### Record list ###

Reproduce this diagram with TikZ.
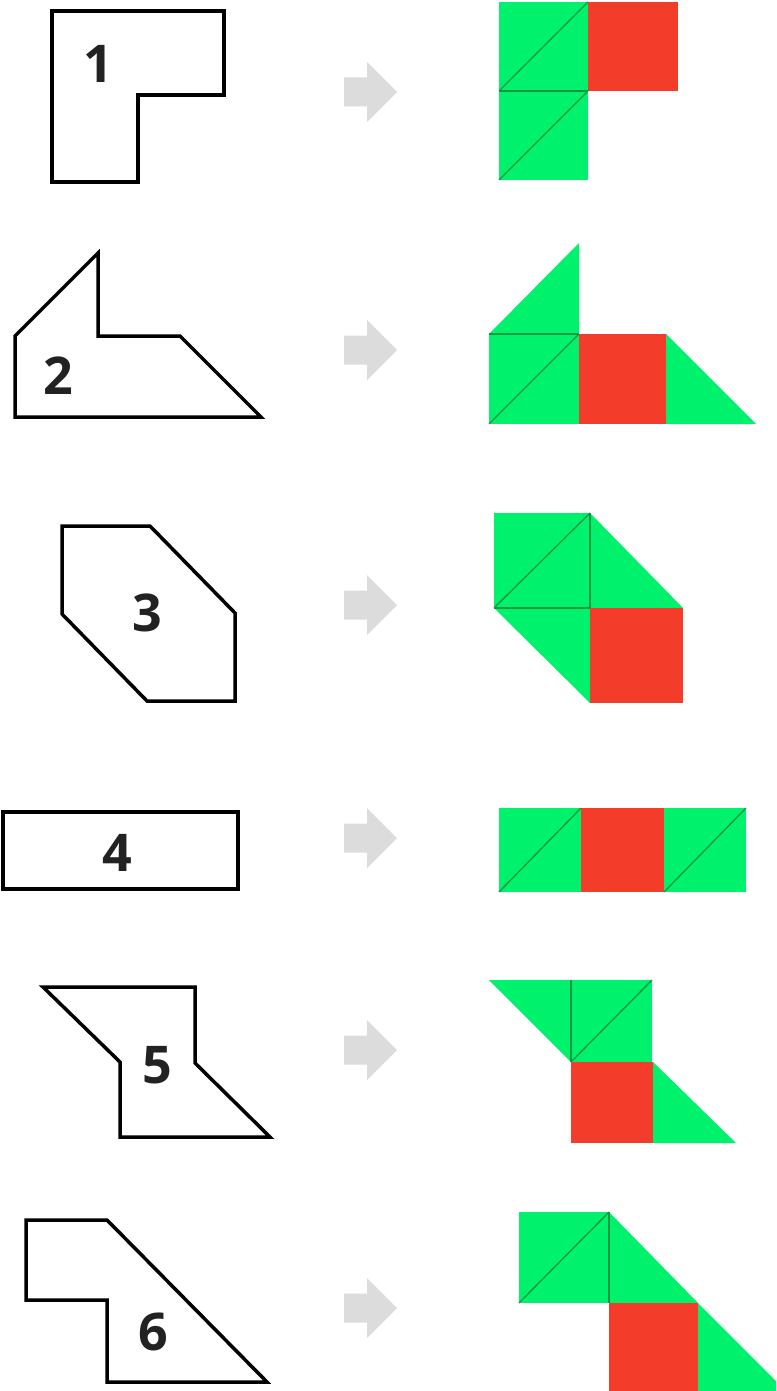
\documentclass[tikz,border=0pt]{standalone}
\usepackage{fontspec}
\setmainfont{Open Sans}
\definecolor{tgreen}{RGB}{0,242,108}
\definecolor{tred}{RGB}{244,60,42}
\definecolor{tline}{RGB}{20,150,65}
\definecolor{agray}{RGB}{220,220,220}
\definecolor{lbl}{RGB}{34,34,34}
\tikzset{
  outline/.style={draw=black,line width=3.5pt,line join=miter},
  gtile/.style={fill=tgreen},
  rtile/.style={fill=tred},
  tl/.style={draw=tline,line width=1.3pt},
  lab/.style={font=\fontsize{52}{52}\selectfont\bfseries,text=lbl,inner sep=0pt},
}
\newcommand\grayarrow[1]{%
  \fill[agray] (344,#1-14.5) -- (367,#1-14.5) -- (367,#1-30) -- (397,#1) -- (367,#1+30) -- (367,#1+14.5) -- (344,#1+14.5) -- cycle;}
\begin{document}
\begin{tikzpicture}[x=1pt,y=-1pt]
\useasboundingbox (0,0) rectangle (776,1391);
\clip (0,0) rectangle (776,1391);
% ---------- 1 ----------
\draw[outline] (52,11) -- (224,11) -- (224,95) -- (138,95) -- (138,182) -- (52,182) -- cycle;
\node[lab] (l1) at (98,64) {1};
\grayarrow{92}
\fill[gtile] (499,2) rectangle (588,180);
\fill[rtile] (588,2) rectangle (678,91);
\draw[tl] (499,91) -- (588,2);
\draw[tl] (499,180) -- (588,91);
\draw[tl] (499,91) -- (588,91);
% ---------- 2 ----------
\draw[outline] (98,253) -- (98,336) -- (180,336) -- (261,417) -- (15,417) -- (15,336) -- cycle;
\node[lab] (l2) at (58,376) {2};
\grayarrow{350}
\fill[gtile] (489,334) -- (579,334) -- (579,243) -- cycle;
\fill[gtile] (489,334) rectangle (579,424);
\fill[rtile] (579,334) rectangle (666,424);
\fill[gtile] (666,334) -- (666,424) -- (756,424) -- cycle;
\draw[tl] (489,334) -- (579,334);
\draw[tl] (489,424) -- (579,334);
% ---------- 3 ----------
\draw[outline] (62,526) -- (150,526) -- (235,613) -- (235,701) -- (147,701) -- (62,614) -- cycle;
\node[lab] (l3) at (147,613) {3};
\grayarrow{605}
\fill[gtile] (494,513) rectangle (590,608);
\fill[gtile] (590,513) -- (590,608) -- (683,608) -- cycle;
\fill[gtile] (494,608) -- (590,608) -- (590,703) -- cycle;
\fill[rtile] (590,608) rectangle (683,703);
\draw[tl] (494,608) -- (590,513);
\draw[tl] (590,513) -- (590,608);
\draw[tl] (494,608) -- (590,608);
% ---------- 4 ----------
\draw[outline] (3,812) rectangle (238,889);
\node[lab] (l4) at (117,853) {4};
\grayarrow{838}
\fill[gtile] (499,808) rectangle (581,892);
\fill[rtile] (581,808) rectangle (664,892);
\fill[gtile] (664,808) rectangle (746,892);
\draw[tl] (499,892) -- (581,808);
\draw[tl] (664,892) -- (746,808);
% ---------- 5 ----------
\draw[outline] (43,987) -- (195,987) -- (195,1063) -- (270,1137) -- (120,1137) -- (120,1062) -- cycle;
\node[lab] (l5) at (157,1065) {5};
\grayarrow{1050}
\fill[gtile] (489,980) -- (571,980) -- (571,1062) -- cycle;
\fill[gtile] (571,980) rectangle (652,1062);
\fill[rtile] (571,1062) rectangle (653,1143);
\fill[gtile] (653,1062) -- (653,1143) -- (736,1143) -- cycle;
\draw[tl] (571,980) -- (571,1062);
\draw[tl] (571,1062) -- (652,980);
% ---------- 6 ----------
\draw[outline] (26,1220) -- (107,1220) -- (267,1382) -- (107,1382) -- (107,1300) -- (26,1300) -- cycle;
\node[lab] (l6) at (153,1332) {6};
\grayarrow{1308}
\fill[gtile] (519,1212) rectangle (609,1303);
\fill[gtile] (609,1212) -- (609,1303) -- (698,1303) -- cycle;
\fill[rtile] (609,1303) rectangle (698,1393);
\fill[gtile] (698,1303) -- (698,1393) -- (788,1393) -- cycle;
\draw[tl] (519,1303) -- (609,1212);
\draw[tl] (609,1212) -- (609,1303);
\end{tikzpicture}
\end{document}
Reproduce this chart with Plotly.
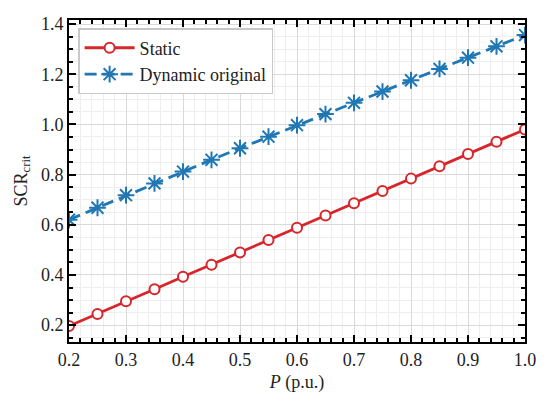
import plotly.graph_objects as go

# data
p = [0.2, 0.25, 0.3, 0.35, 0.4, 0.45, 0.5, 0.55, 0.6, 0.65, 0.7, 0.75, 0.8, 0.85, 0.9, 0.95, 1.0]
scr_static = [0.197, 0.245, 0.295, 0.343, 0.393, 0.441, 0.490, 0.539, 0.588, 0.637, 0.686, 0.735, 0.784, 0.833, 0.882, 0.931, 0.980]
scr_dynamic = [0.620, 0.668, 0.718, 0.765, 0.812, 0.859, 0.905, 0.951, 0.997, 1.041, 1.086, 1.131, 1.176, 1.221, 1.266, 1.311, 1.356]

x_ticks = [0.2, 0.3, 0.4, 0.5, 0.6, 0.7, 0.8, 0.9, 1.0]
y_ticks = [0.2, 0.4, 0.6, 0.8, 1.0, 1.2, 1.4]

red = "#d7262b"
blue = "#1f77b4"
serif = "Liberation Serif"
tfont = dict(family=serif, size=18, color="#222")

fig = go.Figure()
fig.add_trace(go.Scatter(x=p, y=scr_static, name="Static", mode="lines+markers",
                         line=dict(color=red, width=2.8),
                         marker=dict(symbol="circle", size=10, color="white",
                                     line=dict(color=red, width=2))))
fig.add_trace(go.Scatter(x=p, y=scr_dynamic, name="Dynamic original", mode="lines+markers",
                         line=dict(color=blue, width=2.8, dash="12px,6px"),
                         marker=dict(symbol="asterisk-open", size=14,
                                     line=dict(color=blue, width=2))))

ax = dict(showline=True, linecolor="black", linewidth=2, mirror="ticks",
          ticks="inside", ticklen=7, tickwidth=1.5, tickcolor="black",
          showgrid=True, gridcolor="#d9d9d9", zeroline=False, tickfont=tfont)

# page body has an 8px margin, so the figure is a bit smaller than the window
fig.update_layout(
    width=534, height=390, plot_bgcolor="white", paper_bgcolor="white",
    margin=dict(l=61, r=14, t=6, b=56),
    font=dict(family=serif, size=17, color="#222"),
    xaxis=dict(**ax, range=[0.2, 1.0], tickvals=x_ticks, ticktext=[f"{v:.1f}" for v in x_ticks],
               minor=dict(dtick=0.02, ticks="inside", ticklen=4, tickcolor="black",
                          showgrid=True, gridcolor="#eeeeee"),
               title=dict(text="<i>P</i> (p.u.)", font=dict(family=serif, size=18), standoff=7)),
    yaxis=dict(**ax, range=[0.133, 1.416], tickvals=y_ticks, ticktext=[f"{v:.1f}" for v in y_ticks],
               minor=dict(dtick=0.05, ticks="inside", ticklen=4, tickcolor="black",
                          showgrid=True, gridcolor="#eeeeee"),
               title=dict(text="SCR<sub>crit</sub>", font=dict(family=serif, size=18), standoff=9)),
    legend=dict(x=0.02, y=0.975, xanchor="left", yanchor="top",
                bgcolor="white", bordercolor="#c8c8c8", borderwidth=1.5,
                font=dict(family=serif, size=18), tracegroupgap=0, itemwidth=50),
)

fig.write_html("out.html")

###

> _What you have to do_: Exactly as written, return every line of the listing, but not the pictures.

> _Finished exercise_:
Reproduce this diagram with TikZ.
\documentclass[tikz,border=0pt]{standalone}
\usepackage{fontspec}
\setmainfont{Open Sans}
\definecolor{tgreen}{RGB}{0,242,108}
\definecolor{tred}{RGB}{244,60,42}
\definecolor{tline}{RGB}{20,150,65}
\definecolor{agray}{RGB}{220,220,220}
\definecolor{lbl}{RGB}{34,34,34}
\tikzset{
  outline/.style={draw=black,line width=3.5pt,line join=miter},
  gtile/.style={fill=tgreen},
  rtile/.style={fill=tred},
  tl/.style={draw=tline,line width=1.3pt},
  lab/.style={font=\fontsize{52}{52}\selectfont\bfseries,text=lbl,inner sep=0pt},
}
\newcommand\grayarrow[1]{%
  \fill[agray] (344,#1-14.5) -- (367,#1-14.5) -- (367,#1-30) -- (397,#1) -- (367,#1+30) -- (367,#1+14.5) -- (344,#1+14.5) -- cycle;}
\begin{document}
\begin{tikzpicture}[x=1pt,y=-1pt]
\useasboundingbox (0,0) rectangle (776,1391);
\clip (0,0) rectangle (776,1391);
% ---------- 1 ----------
\draw[outline] (52,11) -- (224,11) -- (224,95) -- (138,95) -- (138,182) -- (52,182) -- cycle;
\node[lab] (l1) at (98,64) {1};
\grayarrow{92}
\fill[gtile] (499,2) rectangle (588,180);
\fill[rtile] (588,2) rectangle (678,91);
\draw[tl] (499,91) -- (588,2);
\draw[tl] (499,180) -- (588,91);
\draw[tl] (499,91) -- (588,91);
% ---------- 2 ----------
\draw[outline] (98,253) -- (98,336) -- (180,336) -- (261,417) -- (15,417) -- (15,336) -- cycle;
\node[lab] (l2) at (58,376) {2};
\grayarrow{350}
\fill[gtile] (489,334) -- (579,334) -- (579,243) -- cycle;
\fill[gtile] (489,334) rectangle (579,424);
\fill[rtile] (579,334) rectangle (666,424);
\fill[gtile] (666,334) -- (666,424) -- (756,424) -- cycle;
\draw[tl] (489,334) -- (579,334);
\draw[tl] (489,424) -- (579,334);
% ---------- 3 ----------
\draw[outline] (62,526) -- (150,526) -- (235,613) -- (235,701) -- (147,701) -- (62,614) -- cycle;
\node[lab] (l3) at (147,613) {3};
\grayarrow{605}
\fill[gtile] (494,513) rectangle (590,608);
\fill[gtile] (590,513) -- (590,608) -- (683,608) -- cycle;
\fill[gtile] (494,608) -- (590,608) -- (590,703) -- cycle;
\fill[rtile] (590,608) rectangle (683,703);
\draw[tl] (494,608) -- (590,513);
\draw[tl] (590,513) -- (590,608);
\draw[tl] (494,608) -- (590,608);
% ---------- 4 ----------
\draw[outline] (3,812) rectangle (238,889);
\node[lab] (l4) at (117,853) {4};
\grayarrow{838}
\fill[gtile] (499,808) rectangle (581,892);
\fill[rtile] (581,808) rectangle (664,892);
\fill[gtile] (664,808) rectangle (746,892);
\draw[tl] (499,892) -- (581,808);
\draw[tl] (664,892) -- (746,808);
% ---------- 5 ----------
\draw[outline] (43,987) -- (195,987) -- (195,1063) -- (270,1137) -- (120,1137) -- (120,1062) -- cycle;
\node[lab] (l5) at (157,1065) {5};
\grayarrow{1050}
\fill[gtile] (489,980) -- (571,980) -- (571,1062) -- cycle;
\fill[gtile] (571,980) rectangle (652,1062);
\fill[rtile] (571,1062) rectangle (653,1143);
\fill[gtile] (653,1062) -- (653,1143) -- (736,1143) -- cycle;
\draw[tl] (571,980) -- (571,1062);
\draw[tl] (571,1062) -- (652,980);
% ---------- 6 ----------
\draw[outline] (26,1220) -- (107,1220) -- (267,1382) -- (107,1382) -- (107,1300) -- (26,1300) -- cycle;
\node[lab] (l6) at (153,1332) {6};
\grayarrow{1308}
\fill[gtile] (519,1212) rectangle (609,1303);
\fill[gtile] (609,1212) -- (609,1303) -- (698,1303) -- cycle;
\fill[rtile] (609,1303) rectangle (698,1393);
\fill[gtile] (698,1303) -- (698,1393) -- (788,1393) -- cycle;
\draw[tl] (519,1303) -- (609,1212);
\draw[tl] (609,1212) -- (609,1303);
\end{tikzpicture}
\end{document}
Reproduce this chart with Plotly.
import plotly.graph_objects as go

# data
p = [0.2, 0.25, 0.3, 0.35, 0.4, 0.45, 0.5, 0.55, 0.6, 0.65, 0.7, 0.75, 0.8, 0.85, 0.9, 0.95, 1.0]
scr_static = [0.197, 0.245, 0.295, 0.343, 0.393, 0.441, 0.490, 0.539, 0.588, 0.637, 0.686, 0.735, 0.784, 0.833, 0.882, 0.931, 0.980]
scr_dynamic = [0.620, 0.668, 0.718, 0.765, 0.812, 0.859, 0.905, 0.951, 0.997, 1.041, 1.086, 1.131, 1.176, 1.221, 1.266, 1.311, 1.356]

x_ticks = [0.2, 0.3, 0.4, 0.5, 0.6, 0.7, 0.8, 0.9, 1.0]
y_ticks = [0.2, 0.4, 0.6, 0.8, 1.0, 1.2, 1.4]

red = "#d7262b"
blue = "#1f77b4"
serif = "Liberation Serif"
tfont = dict(family=serif, size=18, color="#222")

fig = go.Figure()
fig.add_trace(go.Scatter(x=p, y=scr_static, name="Static", mode="lines+markers",
                         line=dict(color=red, width=2.8),
                         marker=dict(symbol="circle", size=10, color="white",
                                     line=dict(color=red, width=2))))
fig.add_trace(go.Scatter(x=p, y=scr_dynamic, name="Dynamic original", mode="lines+markers",
                         line=dict(color=blue, width=2.8, dash="12px,6px"),
                         marker=dict(symbol="asterisk-open", size=14,
                                     line=dict(color=blue, width=2))))

ax = dict(showline=True, linecolor="black", linewidth=2, mirror="ticks",
          ticks="inside", ticklen=7, tickwidth=1.5, tickcolor="black",
          showgrid=True, gridcolor="#d9d9d9", zeroline=False, tickfont=tfont)

# page body has an 8px margin, so the figure is a bit smaller than the window
fig.update_layout(
    width=534, height=390, plot_bgcolor="white", paper_bgcolor="white",
    margin=dict(l=61, r=14, t=6, b=56),
    font=dict(family=serif, size=17, color="#222"),
    xaxis=dict(**ax, range=[0.2, 1.0], tickvals=x_ticks, ticktext=[f"{v:.1f}" for v in x_ticks],
               minor=dict(dtick=0.02, ticks="inside", ticklen=4, tickcolor="black",
                          showgrid=True, gridcolor="#eeeeee"),
               title=dict(text="<i>P</i> (p.u.)", font=dict(family=serif, size=18), standoff=7)),
    yaxis=dict(**ax, range=[0.133, 1.416], tickvals=y_ticks, ticktext=[f"{v:.1f}" for v in y_ticks],
               minor=dict(dtick=0.05, ticks="inside", ticklen=4, tickcolor="black",
                          showgrid=True, gridcolor="#eeeeee"),
               title=dict(text="SCR<sub>crit</sub>", font=dict(family=serif, size=18), standoff=9)),
    legend=dict(x=0.02, y=0.975, xanchor="left", yanchor="top",
                bgcolor="white", bordercolor="#c8c8c8", borderwidth=1.5,
                font=dict(family=serif, size=18), tracegroupgap=0, itemwidth=50),
)

fig.write_html("out.html")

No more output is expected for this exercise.